Le management adopte de nouveaux réflexes. L’autonomie ne s’impose pas par décret : elle se construit, projet après projet. Les directions générales avancent sur une ligne de crête : comment maintenir un contrôle sur la performance tout en encourageant l’initiative ? Sur le terrain, le succès de l’intrapreneuriat dépend d’un équilibre subtil entre liberté et cadre collectif. Les retours des grands groupes sont clairs : reconnaître le droit à l’erreur est indispensable pour stimuler la créativité.
Le mouvement fait émerger de nouvelles compétences. L’intrapreneur cultive un capital social distinct : sens de l’écoute, capacité à fédérer, audace maîtrisée. Les parcours professionnels deviennent plus variés, effaçant la frontière entre métiers et fonctions. Les chercheurs en sciences de gestion observent que la transformation culturelle s’incarne aussi dans la manière de décider : le collectif prend le pas, sans uniformiser les trajectoires.

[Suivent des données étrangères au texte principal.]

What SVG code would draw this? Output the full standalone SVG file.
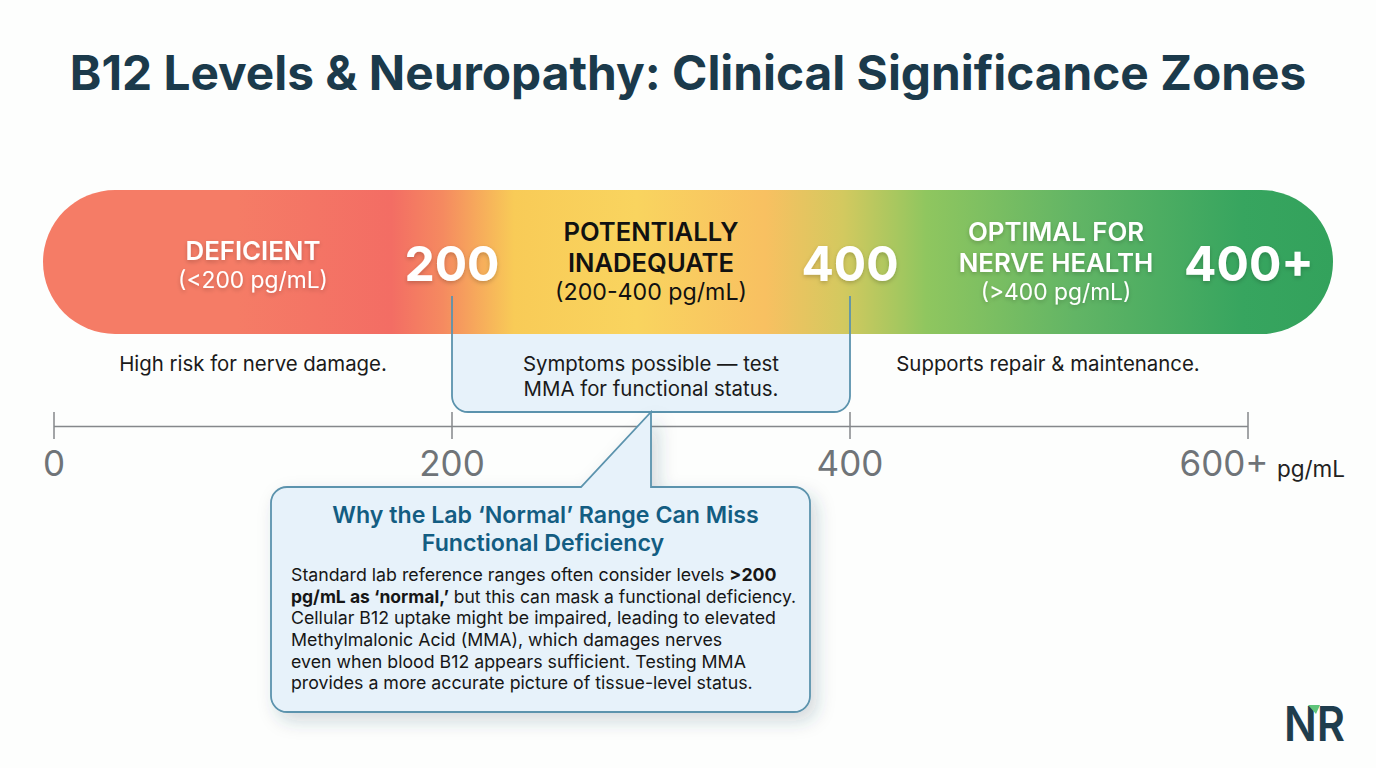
<svg xmlns="http://www.w3.org/2000/svg" width="1376" height="768" viewBox="0 0 1376 768">
<style>
text{font-family:Inter,"Liberation Sans",sans-serif;text-anchor:middle}
.zl{font-size:25.8px;font-weight:600;fill:#fff;filter:url(#ts)}
.zs{font-size:22.8px;font-weight:400;fill:#fff;filter:url(#ts)}
.zd{font-size:25.6px;font-weight:600;fill:#111}
.big{font-size:48px;font-weight:700;fill:#fff;filter:url(#ts)}
.note{font-size:20.4px;font-weight:400;fill:#1a1a1a}
.ax{font-size:35px;font-weight:400;fill:#6f7478}
.tick{stroke:#85888b;stroke-width:1.5;fill:none}
.edge{stroke:#5b93ad;stroke-width:1.8;fill:none}
.body{font-size:17.75px;font-weight:400;fill:#161616;text-anchor:start}
.hd{font-size:23.2px;font-weight:600;fill:#135d82}
</style>
<defs>
<linearGradient id="bar" x1="43" x2="1333" y1="0" y2="0" gradientUnits="userSpaceOnUse">
<stop offset="0" stop-color="#f57c66"/><stop offset="0.15" stop-color="#f57c66"/><stop offset="0.27" stop-color="#f36d64"/><stop offset="0.31" stop-color="#f58a60"/><stop offset="0.365" stop-color="#f8cb57"/><stop offset="0.46" stop-color="#f9d45f"/><stop offset="0.56" stop-color="#f8c061"/><stop offset="0.62" stop-color="#d3c95f"/><stop offset="0.685" stop-color="#8fc65f"/><stop offset="0.8" stop-color="#62b565"/><stop offset="0.93" stop-color="#37a55f"/><stop offset="1" stop-color="#33a25c"/>
</linearGradient>
<filter id="ts" x="-20%" y="-30%" width="140%" height="170%"><feDropShadow dx="0" dy="2" stdDeviation="2" flood-color="#000" flood-opacity="0.2"/></filter>
<filter id="sh" x="-10%" y="-10%" width="125%" height="125%"><feDropShadow dx="6" dy="8" stdDeviation="9" flood-color="#2a4455" flood-opacity="0.2"/></filter>
</defs>
<rect width="1376" height="768" fill="#fdfefd"/>
<text id="title" x="688" y="90" font-weight="700" fill="#1b3a4b" style="font-size:47.8px">B12 Levels &amp; Neuropathy: Clinical Significance Zones</text>

<g id="scale-bar"><rect x="43" y="190" width="1290" height="144" rx="72" fill="url(#bar)"/></g>

<g id="connectors">
<path class="tick" d="M54 426.500H1248M54 412V439M452 412V439M850 412V439M1248 412V439"/>
</g>

<g id="zone-deficient">
<text class="zl" x="253" y="260">DEFICIENT</text>
<text class="zs" x="253" y="288">(&lt;200 pg/mL)</text>
<text class="big" x="452" y="281">200</text>
<text class="note" x="253" y="371">High risk for nerve damage.</text>
</g>

<g id="callout-inadequate">
<path d="M452 334V396a16 16 0 0 0 16 16H834a16 16 0 0 0 16-16V334Z" fill="#e7f2fa"/>
<path d="M452 296V396a16 16 0 0 0 16 16H834a16 16 0 0 0 16-16V296" class="edge"/>
<text class="zd" x="651" y="241">POTENTIALLY</text>
<text class="zd" x="651" y="272">INADEQUATE</text>
<text x="651" y="300" style="font-size:23.2px;fill:#111">(200-400 pg/mL)</text>
<text class="note" x="651" y="371">Symptoms possible — test</text>
<text class="note" x="651" y="396">MMA for functional status.</text>
<text class="big" x="850" y="281">400</text>
</g>

<g id="zone-optimal">
<text class="zl" x="1056" y="241">OPTIMAL FOR</text>
<text class="zl" x="1056" y="272">NERVE HEALTH</text>
<text class="zs" x="1056" y="300">(&gt;400 pg/mL)</text>
<text class="big" x="1249" y="281">400+</text>
<text class="note" x="1048" y="371">Supports repair &amp; maintenance.</text>
</g>

<g id="axis-labels">
<text class="ax" x="54" y="476">0</text>
<text class="ax" x="452" y="476">200</text>
<text class="ax" x="850" y="476">400</text>
<text class="ax" x="1224" y="476">600+</text>
<text x="1311" y="477" style="font-size:22.5px;fill:#222">pg/mL</text>
</g>

<g id="callout-why">
<path d="M287 487H581L651 412V487H794a16 16 0 0 1 16 16V696a16 16 0 0 1-16 16H287a16 16 0 0 1-16-16V503a16 16 0 0 1 16-16Z" fill="#e7f2fa" stroke="#5b93ad" stroke-width="1.8" filter="url(#sh)"/>
<text class="hd" x="545.500" y="523">Why the Lab ‘Normal’ Range Can Miss</text>
<text class="hd" x="543" y="551">Functional Deficiency</text>
<text class="body" x="291" y="581">Standard lab reference ranges often consider levels <tspan font-weight="700">&gt;200</tspan></text>
<text class="body" x="291" y="603" textLength="505" lengthAdjust="spacingAndGlyphs"><tspan font-weight="700">pg/mL as ‘normal,’</tspan> but this can mask a functional deficiency.</text>
<text class="body" x="291" y="624">Cellular B12 uptake might be impaired, leading to elevated</text>
<text class="body" x="291" y="646">Methylmalonic Acid (MMA), which damages nerves</text>
<text class="body" x="291" y="668">even when blood B12 appears sufficient. Testing MMA</text>
<text class="body" x="291" y="689">provides a more accurate picture of tissue-level status.</text>
</g>

<g id="logo">
<text x="1284" y="741" textLength="61" lengthAdjust="spacingAndGlyphs" style="font-size:48px;font-weight:600;fill:#1f3d4d;text-anchor:start">NR</text>
<polygon points="1308,705 1320,705 1316,714" fill="#5fc47a"/>
</g>
</svg>
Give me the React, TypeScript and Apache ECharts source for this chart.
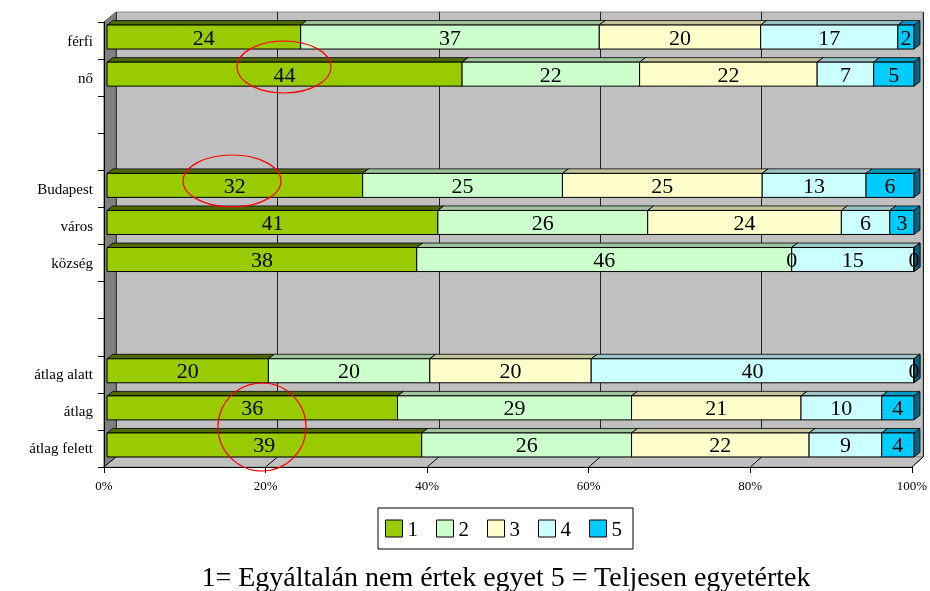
import React, { useEffect, useRef } from "react";
import * as echarts from "echarts";

const categories = ["férfi", "nő", "", "", "Budapest", "város", "község", "", "", "átlag alatt", "átlag", "átlag felett"];
const seriesNames = ["1", "2", "3", "4", "5"];
const s1 = [24, 44, null, null, 32, 41, 38, null, null, 20, 36, 39];
const s2 = [37, 22, null, null, 25, 26, 46, null, null, 20, 29, 26];
const s3 = [20, 22, null, null, 25, 24, 0, null, null, 20, 21, 22];
const s4 = [17, 7, null, null, 13, 6, 15, null, null, 40, 10, 9];
const s5 = [2, 5, null, null, 6, 3, 0, null, null, 0, 4, 4];
const xTicks = [0, 20, 40, 60, 80, 100];
const subtitle = "1= Egyáltalán nem értek egyet 5 = Teljesen egyetértek";

const frontColors = ["#99cc00", "#ccffcc", "#ffffcc", "#ccffff", "#00ccff"];
const topColors = ["#4f6a00", "#9fc29f", "#c4c49c", "#9cc4c4", "#0099c4"];
const sideColors = ["#5f7f00", "#86a886", "#a8a884", "#86a8a8", "#00657f"];

const FONT = '"Liberation Serif", "Times New Roman", serif';

// layout
const FL = 104, FR = 912, FT = 22, FB = 467; // front plane
const WDX = 12, WDY = 10; // wall depth
const BL = FL + WDX, BR = 923, BT = FT - WDY, BB = FB - WDY;
const BAR_L = 107, BAR_R = 914;
const BAR_H = 24, BAR_OFF = -3.5, BDX = 6, BDY = 4.5;

function buildData() {
  const all = [s1, s2, s3, s4, s5];
  const perSeries: any[][] = [[], [], [], [], []];
  categories.forEach((_, row) => {
    if (s1[row] === null) return;
    const vals = all.map((s) => s[row] as number);
    const total = vals.reduce((a, b) => a + b, 0);
    let cum = 0;
    vals.forEach((v, i) => {
      const start = (cum / total) * 100;
      cum += v;
      const end = (cum / total) * 100;
      perSeries[i].push([row, start, end, v]);
    });
  });
  return perSeries;
}

export default function App() {
  const ref = useRef<HTMLDivElement>(null);
  useEffect(() => {
    if (!ref.current) return;
    const chart = echarts.init(ref.current, null, { renderer: "svg" });
    const perSeries = buildData();

    const barSeries = perSeries.map((data, si) => ({
      type: "custom",
      name: seriesNames[si],
      xAxisIndex: 2,
      yAxisIndex: 2,
      itemStyle: { color: frontColors[si] },
      z: 3,
      data,
      renderItem: (params: any, api: any) => {
        const row = api.value(0);
        const p0 = api.coord([api.value(1), row]);
        const p1 = api.coord([api.value(2), row]);
        const x0 = p0[0], x1 = p1[0];
        const yc = p0[1] + BAR_OFF;
        const top = yc - BAR_H / 2, bot = yc + BAR_H / 2;
        return {
          type: "group",
          children: [
            {
              type: "polygon",
              shape: { points: [[x0, top], [x0 + BDX, top - BDY], [x1 + BDX, top - BDY], [x1, top]] },
              style: { fill: topColors[si], stroke: "#000", lineWidth: 0.8 },
            },
            {
              type: "polygon",
              shape: { points: [[x1, top], [x1 + BDX, top - BDY], [x1 + BDX, bot - BDY], [x1, bot]] },
              style: { fill: sideColors[si], stroke: "#000", lineWidth: 0.8 },
            },
            {
              type: "rect",
              shape: { x: x0, y: top, width: x1 - x0, height: BAR_H },
              style: { fill: frontColors[si], stroke: "#000", lineWidth: 1 },
            },
          ],
        };
      },
    }));

    const labelData = perSeries.flat();
    const labelSeries = {
      type: "custom",
      name: "labels",
      xAxisIndex: 2,
      yAxisIndex: 2,
      z: 10,
      silent: true,
      data: labelData,
      renderItem: (params: any, api: any) => {
        const row = api.value(0);
        const p0 = api.coord([api.value(1), row]);
        const p1 = api.coord([api.value(2), row]);
        return {
          type: "text",
          x: (p0[0] + p1[0]) / 2,
          y: p0[1] + BAR_OFF,
          style: {
            text: String(api.value(3)),
            fill: "#000",
            font: `22px ${FONT}`,
            align: "center",
            verticalAlign: "middle",
          },
        };
      },
    };

    const floorLines = xTicks.map((t) => {
      const xf = FL + ((FR - FL) * t) / 100;
      const xb = BL + ((BR - BL) * t) / 100;
      return {
        type: "line",
        z: 2,
        shape: { x1: xf, y1: FB, x2: xb, y2: BB },
        style: { stroke: "#000", lineWidth: 1 },
      };
    });

    chart.setOption({
      animation: false,
      grid: [
        { left: FL, top: FT, width: FR - FL, height: FB - FT, containLabel: false },
        {
          left: BL, top: BT, width: BR - BL, height: BB - BT,
          show: true, backgroundColor: "#c0c0c0", borderColor: "#8c8c8c", borderWidth: 1,
        },
        { left: BAR_L, top: FT, width: BAR_R - BAR_L, height: FB - FT },
      ],
      xAxis: [
        {
          gridIndex: 0, type: "value", min: 0, max: 100, interval: 20, z: 5,
          axisLine: { show: true, lineStyle: { color: "#000", width: 1 } },
          axisTick: { show: true, length: 6, lineStyle: { color: "#000" } },
          splitLine: { show: false },
          axisLabel: { formatter: "{value}%", fontFamily: FONT, fontSize: 13, color: "#000", margin: 12 },
        },
        {
          gridIndex: 1, type: "value", min: 0, max: 100, interval: 20,
          axisLine: { show: false }, axisTick: { show: false }, axisLabel: { show: false },
          splitLine: { show: true, lineStyle: { color: "#222", width: 1 } },
        },
        { gridIndex: 2, type: "value", min: 0, max: 100, show: false },
      ],
      yAxis: [
        {
          gridIndex: 0, type: "category", data: categories, inverse: true, z: 5,
          axisLine: { show: true, lineStyle: { color: "#000", width: 1 } },
          axisTick: { show: true, length: 6, lineStyle: { color: "#000" } },
          splitLine: { show: false },
          axisLabel: { fontFamily: FONT, fontSize: 15, color: "#000", margin: 11, interval: 0 },
        },
        { gridIndex: 1, type: "category", data: categories, inverse: true, show: false },
        { gridIndex: 2, type: "category", data: categories, inverse: true, show: false },
      ],
      legend: {
        data: seriesNames,
        left: 378,
        top: 508,
        orient: "horizontal",
        icon: "rect",
        itemWidth: 17,
        itemHeight: 17,
        itemGap: 18,
        padding: [10, 11, 10, 7],
        borderColor: "#000",
        borderWidth: 1,
        backgroundColor: "#fff",
        itemStyle: { borderColor: "#000", borderWidth: 1 },
        textStyle: { fontFamily: FONT, fontSize: 21, color: "#000" },
      },
      graphic: [
        {
          type: "polygon", z: 1,
          shape: { points: [[FL, FT], [BL, BT], [BL, BB], [FL, FB]] },
          style: { fill: "#808080", stroke: "#555", lineWidth: 1 },
        },
        {
          type: "polygon", z: 1,
          shape: { points: [[FL, FB], [BL, BB], [BR, BB], [FR, FB]] },
          style: { fill: "#c0c0c0", stroke: "#8c8c8c", lineWidth: 1 },
        },
        ...floorLines,
        {
          type: "ellipse", z: 100,
          shape: { cx: 284, cy: 67, rx: 47, ry: 26 },
          style: { fill: "none", stroke: "#ff0000", lineWidth: 1.2 },
        },
        {
          type: "ellipse", z: 100,
          shape: { cx: 232, cy: 181, rx: 49, ry: 26 },
          style: { fill: "none", stroke: "#ff0000", lineWidth: 1.2 },
        },
        {
          type: "ellipse", z: 100,
          shape: { cx: 262, cy: 427, rx: 44, ry: 44 },
          style: { fill: "none", stroke: "#ff0000", lineWidth: 1.2 },
        },
        {
          type: "text", z: 100,
          x: 506, y: 576,
          style: {
            text: subtitle, font: `28px ${FONT}`, fill: "#000",
            align: "center", verticalAlign: "middle",
          },
        },
      ],
      series: [...barSeries, labelSeries],
    });
    return () => chart.dispose();
  }, []);
  return <div ref={ref} style={{ position: "fixed", left: 0, top: 0, width: 930, height: 591 }} />;
}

Parmi les changements les plus observables, citons :
- Redéfinition des rôles au sein de l’organisation
- Émergence d’une nouvelle relation au risque
- Valorisation de la reconnaissance interne
L’intrapreneuriat dépasse désormais le simple statut d’outil d’innovation : il imprime une marque durable sur les pratiques, façonne l’ADN des entreprises et insuffle un souffle neuf à la dynamique collective. Demain, l’audace interne pourrait bien devenir la norme, et non l’exception.